Ese maquillaje, ese velo, ese vestido. Nada es lo que parece en el cine de Ozon. Un juego de perversiones al que ya nos tiene acostumbrados y que no deja de seguir entusiasmando. Un punto de partida prometedor, exquisito, deudor de nuestro director más internacional que conduce a un segundo tercio de subidas y bajadas emocionales, para terminar con un cierre factible pero mordaz.
François Ozon es un director muy interesante, haciendo siempre propuestas vigorosas, con personajes llenos de vida y pasión, rozando terrenos por lo general desatendidos o poco explorados, buscando llevar al espectador hasta sus propios límites, enriqueciendo la visión del mundo que podamos tener, haciendo tambalear los cimientos de lo convencional o aceptado. A veces acierta de pleno y nos regala alguna obra perdurable, pero otras veces se queda en lo epidérmico y vistoso, sucumbiendo a la refulgencia de su propia propuesta e incapaz de ahondar y en las contradicciones que nos propone.



Su elegancia formal es innegable, deteniéndose en una burguesía acomodada e hipócrita, poniendo en cuestión lo conocido y buceando en los meandros que se esconden tras las fachadas o máscaras de cada cual, poniendo a prueba nuestros prejuicios y mentiras piadosas. Pero la brillantez de sus relatos no está siempre avalada por la calidad de su ejecución, quedándose lejos de las loables intenciones que alientan su cine, anteponiendo la facilidad de su creatividad fabuladora a los rigores de atender con acierto los claroscuros que señala, quedándose a medio camino entre el cuento irrespetuoso y la fábula bienintencionada.
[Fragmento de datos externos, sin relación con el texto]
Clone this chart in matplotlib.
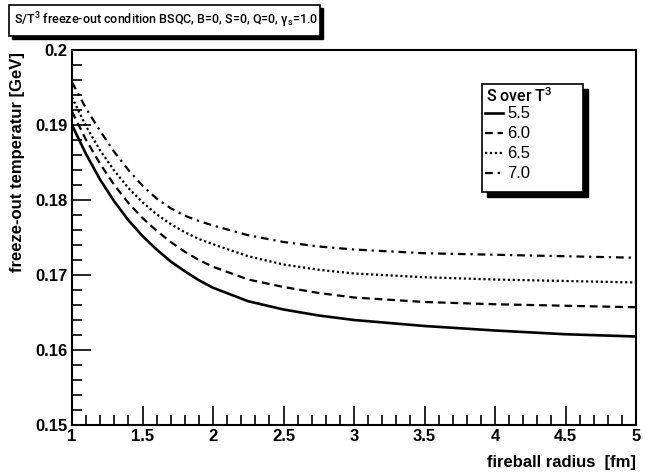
import numpy as np
import matplotlib
matplotlib.use("Agg")
import matplotlib.pyplot as plt
from matplotlib.patches import Rectangle
from matplotlib.ticker import MultipleLocator

plt.rcParams['font.family'] = ['Liberation Sans', 'DejaVu Sans']
plt.rcParams['font.weight'] = 'bold'
plt.rcParams['mathtext.fontset'] = 'custom'
plt.rcParams['mathtext.rm'] = 'Roboto:medium'
plt.rcParams['mathtext.it'] = 'Roboto:medium'

# fireball radius [fm]
radius = [1.0, 1.1, 1.2, 1.3, 1.4, 1.5, 1.6, 1.7, 1.8, 1.9, 2.0,
          2.25, 2.5, 2.75, 3.0, 3.5, 4.0, 4.5, 5.0]

# freeze-out temperature [GeV] for each S/T^3 value
t_55 = [0.1900, 0.1861, 0.1827, 0.1798, 0.1773, 0.1752, 0.1734, 0.1718, 0.1705, 0.1693, 0.1683,
        0.1665, 0.1654, 0.1646, 0.1640, 0.1632, 0.1626, 0.1621, 0.1618]
t_60 = [0.1918, 0.1880, 0.1848, 0.1820, 0.1796, 0.1776, 0.1759, 0.1744, 0.1731, 0.1720, 0.1711,
        0.1694, 0.1684, 0.1676, 0.1670, 0.1664, 0.1661, 0.1659, 0.1657]
t_65 = [0.1937, 0.1898, 0.1866, 0.1839, 0.1816, 0.1797, 0.1781, 0.1768, 0.1757, 0.1748, 0.1741,
        0.1725, 0.1714, 0.1707, 0.1702, 0.1697, 0.1694, 0.1692, 0.1690]
t_70 = [0.1957, 0.1922, 0.1892, 0.1864, 0.1840, 0.1819, 0.1802, 0.1789, 0.1779, 0.1772, 0.1766,
        0.1753, 0.1744, 0.1738, 0.1734, 0.1729, 0.1727, 0.1725, 0.1723]

labels = ['5.5', '6.0', '6.5', '7.0']
styles = ['-', (0, (3.5, 2.2)), (0, (1, 1.2)), (0, (3.5, 2.2, 1, 2.2))]
widths = [1.9, 1.6, 1.6, 1.6]

W, H = 649, 475
fig = plt.figure(figsize=(W / 100, H / 100), dpi=100)
ax = fig.add_axes([72 / W, 1 - 425 / H, (636 - 72) / W, (425 - 50) / H])

for t, lab, ls, lw in zip([t_55, t_60, t_65, t_70], labels, styles, widths):
    ax.plot(radius, t, color='black', lw=lw, linestyle=ls, label=lab)

ax.set_xlim(1, 5)
ax.set_ylim(0.15, 0.2)
ax.xaxis.set_minor_locator(MultipleLocator(0.1))
ax.yaxis.set_minor_locator(MultipleLocator(0.002))
ax.set_xticks([1, 1.5, 2, 2.5, 3, 3.5, 4, 4.5, 5])
ax.set_xticklabels(['1', '1.5', '2', '2.5', '3', '3.5', '4', '4.5', '5'])
ax.set_yticks([0.15, 0.16, 0.17, 0.18, 0.19, 0.2])
ax.set_yticklabels(['0.15', '0.16', '0.17', '0.18', '0.19', '0.2'])
ax.tick_params(which='both', direction='in', top=False, right=False, labelsize=12, width=1.2)
ax.tick_params(which='major', length=14)
ax.tick_params(which='minor', length=7)
ax.tick_params(axis='x', pad=3)
for s in ax.spines.values():
    s.set_linewidth(1.5)

fig.text(636 / W, 1 - 463 / H, 'fireball radius  [fm]', ha='right', va='center', fontsize=12)
fig.text(18 / W, 1 - 52 / H, 'freeze-out temperatur [GeV]', ha='center', va='top',
         rotation=90, fontsize=12)


def shadow_box(x0, y0, x1, y1, off=4):
    # pixel coords, y measured from top
    fig.patches.append(Rectangle(((x0 + off) / W, 1 - (y1 + off) / H), (x1 - x0) / W, (y1 - y0) / H,
                                 transform=fig.transFigure, facecolor='black', edgecolor='black',
                                 zorder=5))
    fig.patches.append(Rectangle((x0 / W, 1 - y1 / H), (x1 - x0) / W, (y1 - y0) / H,
                                 transform=fig.transFigure, facecolor='white', edgecolor='black',
                                 lw=1.2, zorder=6))


# title box
shadow_box(9, 5, 320, 36, off=3)
title = fig.text(166 / W, 1 - 20 / H,
                 r'S/T$^{3}$ freeze-out condition BSQC, B=0, S=0, Q=0, $\gamma_{s}$=1.0',
                 ha='center', va='center', fontsize=11, family='Roboto', weight='medium', zorder=10)
# shrink the title so it fits inside its box like the original
renderer = fig.canvas.get_renderer()
tw = title.get_window_extent(renderer).width
title.set_fontsize(11 * 302 / tw)

# legend box
shadow_box(482, 84, 583, 192, off=5)
fig.text(486 / W, 1 - 96 / H, r'S over T$^{3}$', ha='left', va='center', fontsize=11.5,
         family='Roboto', weight='medium', zorder=10)
handles, _ = ax.get_legend_handles_labels()
leg = fig.legend(handles, labels, loc='upper left', bbox_to_anchor=(482 / W, 1 - 104 / H),
                 frameon=False, prop={'size': 12, 'weight': 'normal'}, handlelength=1.1,
                 handletextpad=0.25, labelspacing=0.3, borderaxespad=0, borderpad=0.15)
leg.set_zorder(10)

fig.savefig('out.png', dpi=100)
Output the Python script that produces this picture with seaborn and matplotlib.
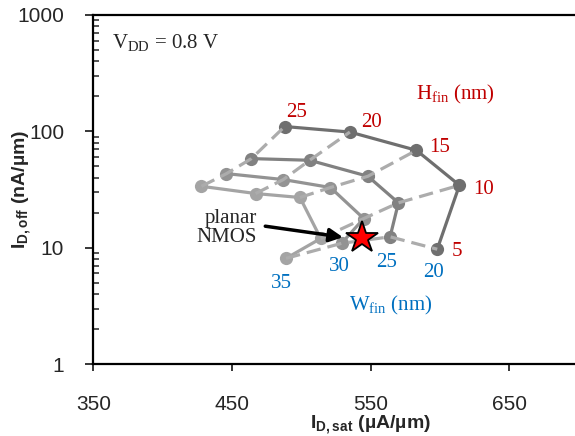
import numpy as np
import pandas as pd
import seaborn as sns
import matplotlib.pyplot as plt
from matplotlib.ticker import FixedLocator, NullFormatter

# fin width / fin height sweep
W_fin = [35, 30, 25, 20]
H_fin = [25, 20, 15, 10, 5]

# I_D,sat (uA/um), one row per W_fin, columns follow H_fin
I_sat = [
    [428, 467, 499, 514, 489],
    [446, 487, 521, 545, 529],
    [464, 506, 548, 570, 564],
    [488, 535, 583, 614, 598],
]
# I_D,off (nA/um)
I_off = [
    [33.7, 29.2, 27.0, 12.0, 8.1],
    [43.3, 38.5, 32.9, 17.8, 10.9],
    [58.3, 56.4, 41.1, 24.3, 12.4],
    [110, 98.6, 68.7, 34.4, 9.7],
]

planar_sat = 543.5
planar_off = 12.0

rows = []
for i, w in enumerate(W_fin):
    for j, h in enumerate(H_fin):
        rows.append({'W': w, 'H': h, 'Isat': I_sat[i][j], 'Ioff': I_off[i][j]})
df = pd.DataFrame(rows)

sns.set_style('ticks')
plt.rcParams['font.family'] = ['Liberation Sans', 'DejaVu Sans']

RED = '#c00000'
BLUE = '#0070c0'
SERIF = ['Liberation Serif', 'DejaVu Serif']
pal = {35: '#a4a4a4', 30: '#939393', 25: '#818181', 20: '#6f6f6f'}

fig = plt.figure(figsize=(5.75, 4.36), dpi=100)
ax = fig.add_axes([0.1623, 0.1651, 0.9647, 0.8005])

# constant W_fin: solid lines with markers
sns.lineplot(data=df, x='Isat', y='Ioff', hue='W', palette=pal, units='W',
             estimator=None, sort=False, marker='o', markersize=9.5,
             markeredgewidth=0, linewidth=2.3, legend=False, ax=ax)
# constant H_fin: dashed lines
sns.lineplot(data=df, x='Isat', y='Ioff', units='H', estimator=None, sort=False,
             color='#acacac', linestyle=(0, (4.5, 2.2)), linewidth=2.3,
             legend=False, ax=ax)

ax.plot([planar_sat], [planar_off], marker='*', color='red', markersize=24,
        markeredgecolor='black', markeredgewidth=1.3, zorder=5)

ax.set_yscale('log')
ax.set_xlim(350, 750)
ax.set_ylim(1, 1000)
ax.set_xticks([350, 450, 550, 650])
ax.set_yticks([1, 10, 100, 1000])
ax.set_yticklabels(['1', '10', '100', '1000'])
ax.yaxis.set_minor_locator(FixedLocator([m * 10.0**e for e in range(0, 3) for m in range(2, 10)]))
ax.yaxis.set_minor_formatter(NullFormatter())
ax.tick_params(axis='x', direction='out', length=5, width=1.3, pad=17, labelsize=15)
ax.tick_params(axis='y', which='major', direction='out', length=6, width=1.3, pad=15, labelsize=15)
ax.tick_params(axis='y', which='minor', direction='in', length=4, width=1.1)
for s in ax.spines.values():
    s.set_linewidth(1.6)
    s.set_color('black')

ax.set_xlabel(r'I$_{\mathregular{D,sat}}$ (µA/µm)', fontsize=14, fontweight='bold', labelpad=0)
ax.set_ylabel(r'I$_{\mathregular{D,off}}$ (nA/µm)', fontsize=14, fontweight='bold', labelpad=-12)

# H_fin labels beside the W_fin = 20 points
h_off = [(12, 14), (22, 10), (23, 3), (24, -4), (20, -2)]
for j, h in enumerate(H_fin):
    ax.annotate(str(h), (I_sat[3][j], I_off[3][j]), xytext=h_off[j], textcoords='offset pixels',
                ha='center', va='center', color=RED, fontsize=15, family=SERIF)
# W_fin labels below the H_fin = 5 points
w_off = [(-5, -25), (-2, -23), (-4, -26), (-4, -23)]
for i, w in enumerate(W_fin):
    ax.annotate(str(w), (I_sat[i][4], I_off[i][4]), xytext=w_off[i], textcoords='offset pixels',
                ha='center', va='center', color=BLUE, fontsize=15, family=SERIF)

ax.text(0.033, 0.92, r'V$_{\mathregular{DD}}$ = 0.8 V', transform=ax.transAxes,
        fontsize=15, family=SERIF, va='center')
ax.text(0.652, 0.771, r'H$_{\mathregular{fin}}$ (nm)', transform=ax.transAxes,
        fontsize=15, family=SERIF, color=RED, va='center', ha='center')
ax.text(0.536, 0.169, r'W$_{\mathregular{fin}}$ (nm)', transform=ax.transAxes,
        fontsize=15, family=SERIF, color=BLUE, va='center', ha='center')

ax.text(468, 14.7, 'planar\nNMOS', fontsize=15, family=SERIF, ha='right', va='center',
        linespacing=1.0)
ax.annotate('', xy=(530, 12.3), xytext=(474, 15.3),
            arrowprops=dict(arrowstyle='-|>', color='black', lw=2.5, mutation_scale=20,
                            shrinkA=0, shrinkB=0))

fig.savefig('out.png', dpi=100)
Aquí nos ofrece un relato sugerente, atractivo, intenso y poliédrico, pero no acaba de rematar la faena, sino que se queda en mero cine de tesis, donde antepone apuntalar un mensaje que bordea la moraleja llena de saludables intenciones a la consecución de una historia consistente que hable por sí misma. La moralina subversiva no deja de ser moralina y acaba cansando al no dejar al espectador que llegue por sí mismo a las conclusiones que quiera, al forzar un desenlace insatisfactorio donde antepone las ganas de cerrar en positivo un relato que bascula entre la farsa y la engañifa, abandonando por el camino la complejidad que ha ido escudriñando (el juego entre deseo, identidad sexual y conveniencia social) para sucumbir a la confusión de un broche de bisutería prefijado y rígido que bordea lo risible y produce vergüenza ajena.



Vienen a la cabeza algunas desaforadas propuestas de Almodóvar, pero adopta también algunos de sus mayores defectos, es decir, un guion sobrepoblado con ideas y situaciones epatantes pero ayuno de profundidad y huérfano de rigor y sentido, deslavazado y frustrante, malversando una propuesta inquietante y convirtiéndola en un juguete primoroso ajeno a la realidad. De no haber sido tan autoindulgente, podría haber alcanzado lo que se propone, pero tan sólo queda el ridículo del traje de modistilla hacendosa que quiere pasar por alta costura.